Un case study utile per comprendere in maniera pragmatica i vantaggi e le funzionalità di un ambiente smart accessibile e dunque sostenibile, è quello del Canadian Museum of Human Rights (non a caso), che anche se edificio pubblico spiega bene l’implementazione delle tecnologie sopra elencate. La struttura già dal design del museo include “tastiere universali, che hanno semplici simboli tattili e output uditivo che possono aiutare gli utenti con difficoltà sensoriali o cognitive a orientarsi nel museo e ad accedere alle informazioni sulle sue mostre”. Da un punto di vista puramente digitale “per i visitatori sordi o ipoudenti, un’app mobile fornita dal museo può essere visualizzata in ASL o LSQ (Lingua dei Segni Americana e della Lingua dei Segni del Quebec ndr) e include contenuti aggiuntivi in lingua dei segni per diverse mostre” e infine “un’ultima caratteristica che rende le mostre e le fotografie accessibili a tutti sono le interpretazioni tattili in 3D di alcuni dei contenuti della galleria”.
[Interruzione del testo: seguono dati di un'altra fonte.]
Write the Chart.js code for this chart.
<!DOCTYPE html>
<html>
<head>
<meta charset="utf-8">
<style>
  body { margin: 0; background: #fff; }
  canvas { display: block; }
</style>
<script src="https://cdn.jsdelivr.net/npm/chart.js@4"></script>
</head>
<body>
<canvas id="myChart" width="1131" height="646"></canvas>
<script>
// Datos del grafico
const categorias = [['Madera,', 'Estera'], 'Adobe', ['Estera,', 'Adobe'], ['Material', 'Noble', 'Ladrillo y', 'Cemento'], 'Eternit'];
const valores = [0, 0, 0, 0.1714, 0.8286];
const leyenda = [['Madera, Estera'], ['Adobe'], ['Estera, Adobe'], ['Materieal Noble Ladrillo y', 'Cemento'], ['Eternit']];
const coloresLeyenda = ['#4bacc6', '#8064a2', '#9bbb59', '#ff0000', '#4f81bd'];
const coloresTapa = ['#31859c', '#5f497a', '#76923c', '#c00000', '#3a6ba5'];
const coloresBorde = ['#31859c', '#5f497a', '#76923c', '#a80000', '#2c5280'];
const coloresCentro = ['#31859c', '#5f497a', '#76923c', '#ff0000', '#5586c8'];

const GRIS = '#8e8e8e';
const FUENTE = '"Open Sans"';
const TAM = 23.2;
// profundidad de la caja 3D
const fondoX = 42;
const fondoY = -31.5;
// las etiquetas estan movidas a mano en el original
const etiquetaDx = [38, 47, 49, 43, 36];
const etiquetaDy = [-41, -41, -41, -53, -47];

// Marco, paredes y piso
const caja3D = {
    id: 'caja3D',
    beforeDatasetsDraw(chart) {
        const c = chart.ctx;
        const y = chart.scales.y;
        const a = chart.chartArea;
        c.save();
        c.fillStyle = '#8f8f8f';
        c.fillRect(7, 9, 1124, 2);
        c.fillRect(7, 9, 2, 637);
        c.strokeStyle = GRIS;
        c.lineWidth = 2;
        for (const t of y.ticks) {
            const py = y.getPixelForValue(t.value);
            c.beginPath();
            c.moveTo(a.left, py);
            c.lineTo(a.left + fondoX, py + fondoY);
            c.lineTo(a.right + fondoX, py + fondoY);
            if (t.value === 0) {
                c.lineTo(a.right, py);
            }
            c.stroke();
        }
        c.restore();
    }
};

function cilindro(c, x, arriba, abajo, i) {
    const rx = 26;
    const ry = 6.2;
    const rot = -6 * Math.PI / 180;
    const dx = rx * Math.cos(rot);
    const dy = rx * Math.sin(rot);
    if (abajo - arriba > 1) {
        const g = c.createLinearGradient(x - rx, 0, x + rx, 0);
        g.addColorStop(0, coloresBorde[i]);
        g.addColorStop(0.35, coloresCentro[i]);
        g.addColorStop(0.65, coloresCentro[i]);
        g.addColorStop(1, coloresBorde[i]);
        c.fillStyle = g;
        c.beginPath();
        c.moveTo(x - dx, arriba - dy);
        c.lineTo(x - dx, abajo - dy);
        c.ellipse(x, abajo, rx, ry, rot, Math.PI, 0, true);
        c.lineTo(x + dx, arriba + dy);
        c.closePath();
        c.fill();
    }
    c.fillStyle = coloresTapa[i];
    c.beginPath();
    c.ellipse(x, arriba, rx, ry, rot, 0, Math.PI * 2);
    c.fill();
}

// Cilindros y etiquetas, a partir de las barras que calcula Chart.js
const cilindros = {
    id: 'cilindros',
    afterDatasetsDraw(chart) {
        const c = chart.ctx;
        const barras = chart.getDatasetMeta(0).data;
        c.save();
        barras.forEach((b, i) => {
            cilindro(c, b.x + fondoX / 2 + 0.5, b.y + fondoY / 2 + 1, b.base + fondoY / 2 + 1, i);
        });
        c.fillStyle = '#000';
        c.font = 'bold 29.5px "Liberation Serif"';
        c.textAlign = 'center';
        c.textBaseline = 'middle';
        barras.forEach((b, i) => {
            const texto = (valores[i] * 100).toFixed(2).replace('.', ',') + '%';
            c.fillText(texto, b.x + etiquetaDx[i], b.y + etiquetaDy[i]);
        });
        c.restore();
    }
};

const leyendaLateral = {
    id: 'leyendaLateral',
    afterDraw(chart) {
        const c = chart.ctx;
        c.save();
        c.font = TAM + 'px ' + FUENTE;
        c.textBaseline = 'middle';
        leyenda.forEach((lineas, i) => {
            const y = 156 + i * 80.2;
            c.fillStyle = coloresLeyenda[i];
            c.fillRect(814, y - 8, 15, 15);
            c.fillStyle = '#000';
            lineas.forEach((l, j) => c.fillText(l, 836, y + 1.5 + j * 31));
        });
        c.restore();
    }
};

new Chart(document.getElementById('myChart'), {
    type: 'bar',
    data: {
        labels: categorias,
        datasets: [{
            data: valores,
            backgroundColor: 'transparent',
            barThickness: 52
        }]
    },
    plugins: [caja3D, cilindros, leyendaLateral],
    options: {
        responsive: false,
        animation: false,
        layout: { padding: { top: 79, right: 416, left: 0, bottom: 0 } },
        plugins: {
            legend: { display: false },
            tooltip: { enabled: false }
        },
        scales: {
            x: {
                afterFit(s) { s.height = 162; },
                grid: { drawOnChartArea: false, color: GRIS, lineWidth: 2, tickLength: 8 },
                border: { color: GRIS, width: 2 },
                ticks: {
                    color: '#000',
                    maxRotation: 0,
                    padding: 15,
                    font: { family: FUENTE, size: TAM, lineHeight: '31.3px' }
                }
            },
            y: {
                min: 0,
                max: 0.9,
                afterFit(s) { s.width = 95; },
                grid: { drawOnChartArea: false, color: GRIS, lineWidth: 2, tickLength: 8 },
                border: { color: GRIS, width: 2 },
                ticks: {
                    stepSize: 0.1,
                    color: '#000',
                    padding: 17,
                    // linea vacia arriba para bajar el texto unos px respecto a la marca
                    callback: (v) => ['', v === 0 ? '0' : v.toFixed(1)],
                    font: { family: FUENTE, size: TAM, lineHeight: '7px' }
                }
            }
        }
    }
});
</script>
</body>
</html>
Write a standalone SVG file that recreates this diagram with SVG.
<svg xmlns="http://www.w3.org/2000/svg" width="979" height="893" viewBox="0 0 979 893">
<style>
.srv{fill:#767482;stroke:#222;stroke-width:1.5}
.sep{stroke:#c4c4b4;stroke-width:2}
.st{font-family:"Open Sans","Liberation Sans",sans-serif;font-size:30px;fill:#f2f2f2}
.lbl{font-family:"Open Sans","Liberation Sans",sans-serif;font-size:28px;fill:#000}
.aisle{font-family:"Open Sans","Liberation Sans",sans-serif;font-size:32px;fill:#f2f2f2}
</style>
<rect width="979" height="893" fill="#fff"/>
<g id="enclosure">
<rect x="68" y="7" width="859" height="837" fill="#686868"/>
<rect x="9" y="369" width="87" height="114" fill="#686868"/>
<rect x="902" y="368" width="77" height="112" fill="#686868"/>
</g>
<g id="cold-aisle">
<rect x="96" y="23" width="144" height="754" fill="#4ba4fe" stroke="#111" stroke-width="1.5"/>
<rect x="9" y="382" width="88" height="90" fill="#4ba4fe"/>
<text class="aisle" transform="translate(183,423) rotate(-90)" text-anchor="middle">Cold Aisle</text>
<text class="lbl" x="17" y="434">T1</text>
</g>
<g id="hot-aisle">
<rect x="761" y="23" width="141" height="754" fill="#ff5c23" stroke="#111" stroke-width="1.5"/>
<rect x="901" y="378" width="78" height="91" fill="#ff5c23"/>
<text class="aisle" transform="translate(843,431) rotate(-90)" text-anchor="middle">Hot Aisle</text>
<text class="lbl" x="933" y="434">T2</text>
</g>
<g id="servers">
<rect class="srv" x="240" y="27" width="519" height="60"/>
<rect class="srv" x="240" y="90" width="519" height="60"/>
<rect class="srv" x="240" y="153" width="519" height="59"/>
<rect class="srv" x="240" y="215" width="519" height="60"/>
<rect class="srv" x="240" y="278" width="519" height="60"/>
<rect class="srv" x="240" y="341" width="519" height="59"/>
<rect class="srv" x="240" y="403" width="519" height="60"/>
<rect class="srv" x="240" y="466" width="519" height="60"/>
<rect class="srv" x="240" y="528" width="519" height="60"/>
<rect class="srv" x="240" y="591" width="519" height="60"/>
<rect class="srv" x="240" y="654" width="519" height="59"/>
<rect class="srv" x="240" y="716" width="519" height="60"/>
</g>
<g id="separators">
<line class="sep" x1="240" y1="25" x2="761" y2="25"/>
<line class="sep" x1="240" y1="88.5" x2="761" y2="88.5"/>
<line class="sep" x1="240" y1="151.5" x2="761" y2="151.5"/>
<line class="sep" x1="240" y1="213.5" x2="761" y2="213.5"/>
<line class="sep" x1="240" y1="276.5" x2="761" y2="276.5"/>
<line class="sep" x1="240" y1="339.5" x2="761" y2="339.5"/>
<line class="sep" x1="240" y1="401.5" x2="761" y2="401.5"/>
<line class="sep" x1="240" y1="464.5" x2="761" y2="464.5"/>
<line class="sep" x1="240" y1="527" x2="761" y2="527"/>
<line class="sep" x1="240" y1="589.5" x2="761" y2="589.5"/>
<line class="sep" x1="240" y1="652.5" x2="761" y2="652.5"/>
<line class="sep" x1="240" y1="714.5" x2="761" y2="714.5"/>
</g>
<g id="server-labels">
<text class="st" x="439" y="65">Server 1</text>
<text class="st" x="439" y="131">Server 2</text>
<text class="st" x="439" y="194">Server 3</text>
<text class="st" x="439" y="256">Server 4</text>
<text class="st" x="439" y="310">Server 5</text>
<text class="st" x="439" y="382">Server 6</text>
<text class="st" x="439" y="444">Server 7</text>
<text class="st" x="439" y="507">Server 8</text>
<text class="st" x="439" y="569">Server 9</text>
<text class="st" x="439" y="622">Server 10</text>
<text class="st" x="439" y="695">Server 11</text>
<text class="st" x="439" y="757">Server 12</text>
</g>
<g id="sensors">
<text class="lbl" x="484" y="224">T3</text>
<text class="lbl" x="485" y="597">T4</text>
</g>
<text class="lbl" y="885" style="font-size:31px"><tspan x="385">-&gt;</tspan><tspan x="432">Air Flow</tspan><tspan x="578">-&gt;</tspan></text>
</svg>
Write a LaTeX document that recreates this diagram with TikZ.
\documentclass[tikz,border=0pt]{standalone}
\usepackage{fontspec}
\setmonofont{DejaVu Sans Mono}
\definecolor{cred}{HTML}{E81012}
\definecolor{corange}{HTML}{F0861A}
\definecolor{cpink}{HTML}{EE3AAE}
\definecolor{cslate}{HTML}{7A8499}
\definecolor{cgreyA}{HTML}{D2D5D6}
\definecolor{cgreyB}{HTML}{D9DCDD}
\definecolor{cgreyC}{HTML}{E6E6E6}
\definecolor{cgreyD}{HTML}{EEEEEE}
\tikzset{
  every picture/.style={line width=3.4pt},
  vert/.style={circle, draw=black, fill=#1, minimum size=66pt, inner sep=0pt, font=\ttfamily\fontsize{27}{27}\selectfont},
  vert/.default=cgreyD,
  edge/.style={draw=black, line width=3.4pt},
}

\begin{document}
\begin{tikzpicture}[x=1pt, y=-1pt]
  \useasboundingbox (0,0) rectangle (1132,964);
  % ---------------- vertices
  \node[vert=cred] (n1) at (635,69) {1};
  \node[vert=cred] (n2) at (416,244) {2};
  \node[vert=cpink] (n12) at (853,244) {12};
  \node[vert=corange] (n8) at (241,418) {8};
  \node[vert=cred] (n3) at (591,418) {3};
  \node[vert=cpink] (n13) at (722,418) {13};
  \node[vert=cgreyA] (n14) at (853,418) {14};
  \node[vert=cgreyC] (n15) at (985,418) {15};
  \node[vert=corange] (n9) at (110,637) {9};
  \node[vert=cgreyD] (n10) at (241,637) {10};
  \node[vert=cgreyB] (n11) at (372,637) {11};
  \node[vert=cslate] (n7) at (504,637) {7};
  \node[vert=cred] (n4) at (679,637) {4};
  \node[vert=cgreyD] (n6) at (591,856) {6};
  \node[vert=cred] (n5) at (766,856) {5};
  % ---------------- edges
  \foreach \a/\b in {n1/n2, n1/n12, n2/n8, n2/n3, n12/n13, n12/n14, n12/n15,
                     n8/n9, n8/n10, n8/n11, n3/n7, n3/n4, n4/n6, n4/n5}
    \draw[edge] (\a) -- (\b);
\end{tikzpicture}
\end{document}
Implementare le varie tecnologie può essere complicato. Già la fabbricazione richiede una progettazione mirata e che accompagni tutto il processo: dalla creazione all’utilizzo. “Gli aspetti hardware dell’ambiente digitale possono essere impegnativi. Un esempio di dispositivo domestico comune che può essere difficile da usare è il telecomando”, un oggetto banale, comune ma che richiede ad esempio, per essere accessibile, pulsanti più grandi e con colori più distinti e accesi. Per quanto riguarda il software invece “sono molte le iniziative a livello organizzativo, nazionale e/o internazionale che mirano a rendere la tecnologia digitale accessibile a tutti. Spinti dalla domanda del mercato, i sistemi operativi comuni hanno funzionalità integrate che aumentano l’accessibilità” – anche se non dovrebbe essere l’unico motivo per rendere le tecnologie più inclusive. Anche altre iniziative, portate avanti dall’OMS come il programma Rehab 2030 hanno come obiettivo quello di “costruire modelli completi di fornitura di servizi di riabilitazione per ottenere progressivamente un accesso equo a servizi di qualità, compresi i prodotti assistivi, per tutta la popolazione, comprese quelle nelle aree rurali e remote”.